Closed dq0309 closed 1 year ago
@dq0309 Hi thanks for your interest in our work! You are correct about the fixed resolution issue. Our model and many ViT-based models for computer vision tasks share the same problem.
For high-resolution images (e.g., 1280x720), I suggest that you first resize the image to a 244x244 image and use it as an input (which is what the code already does). Then, resize output of the model (ab color values) back into the high resolution image (1280x720) and concatenate with the original grayscale image (which is also in 1280x720 for this example). By doing so, the details from the grayscale image will be preserved and only the color values will be interpolated.
We emperically find that the grayscale image contains most of the details in the image, which allows us to boldly interpolate color values.
IF You guys did that in this code ( scale output colours to original big image size, that would be really neat, its not easy to just "concatenate".
@2blackbar Well all it takes is changing lines 171-173 in infer.py. Which literally uses the torch.cat() function. Any PRs are welcome.

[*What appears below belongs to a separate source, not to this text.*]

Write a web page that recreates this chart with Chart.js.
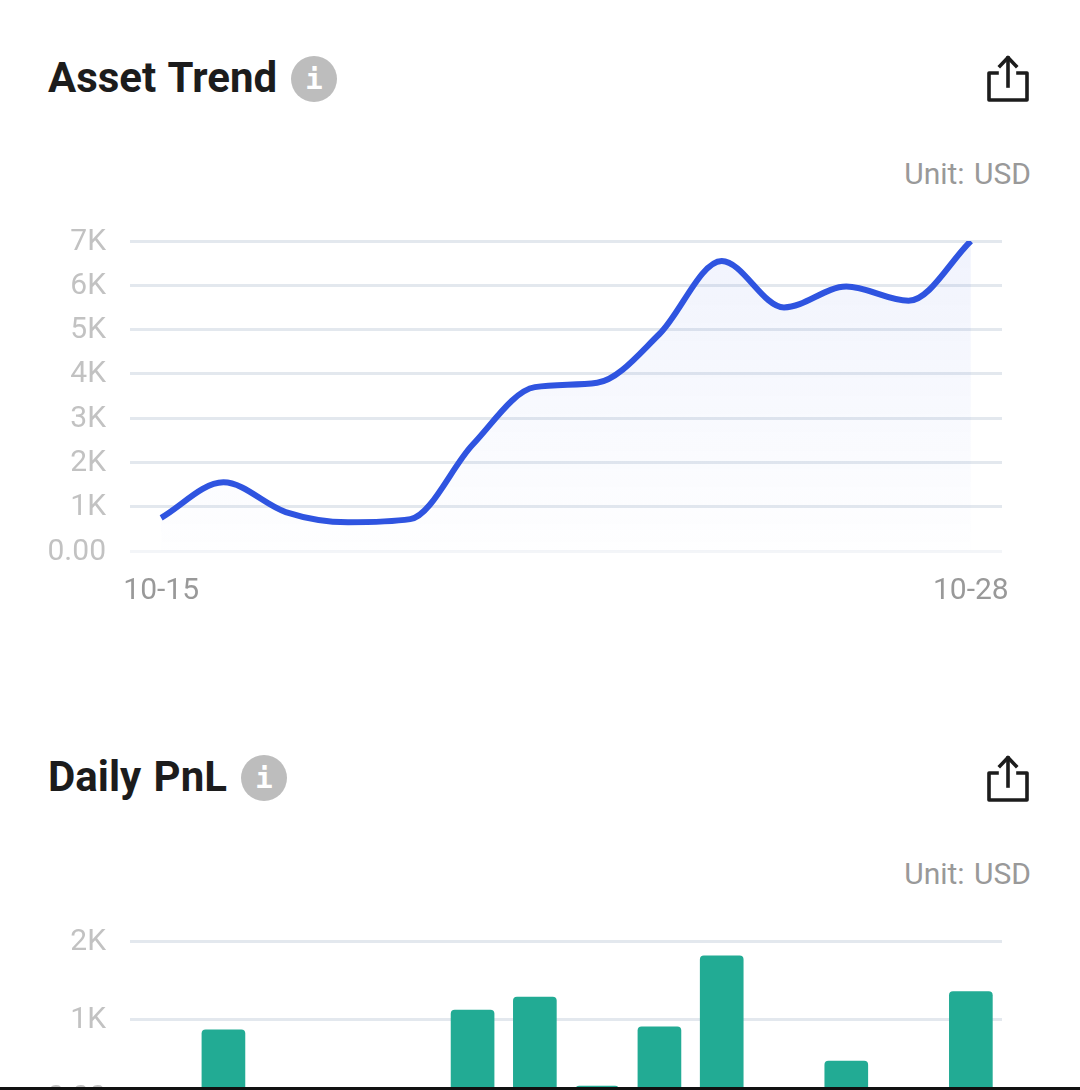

Thanks for your work! In the training, validation, and inferring stages, it seems the images are firstly resized to (224, 224) and then the PSNR is calculated. I want to conduct colorization on multi-resolution images, but the resize operation may degrade the PSNR value on the original resolution, which is bigger than (224, 224). So could you provide some suggestions to modify your code for addressing this problem? Thank you!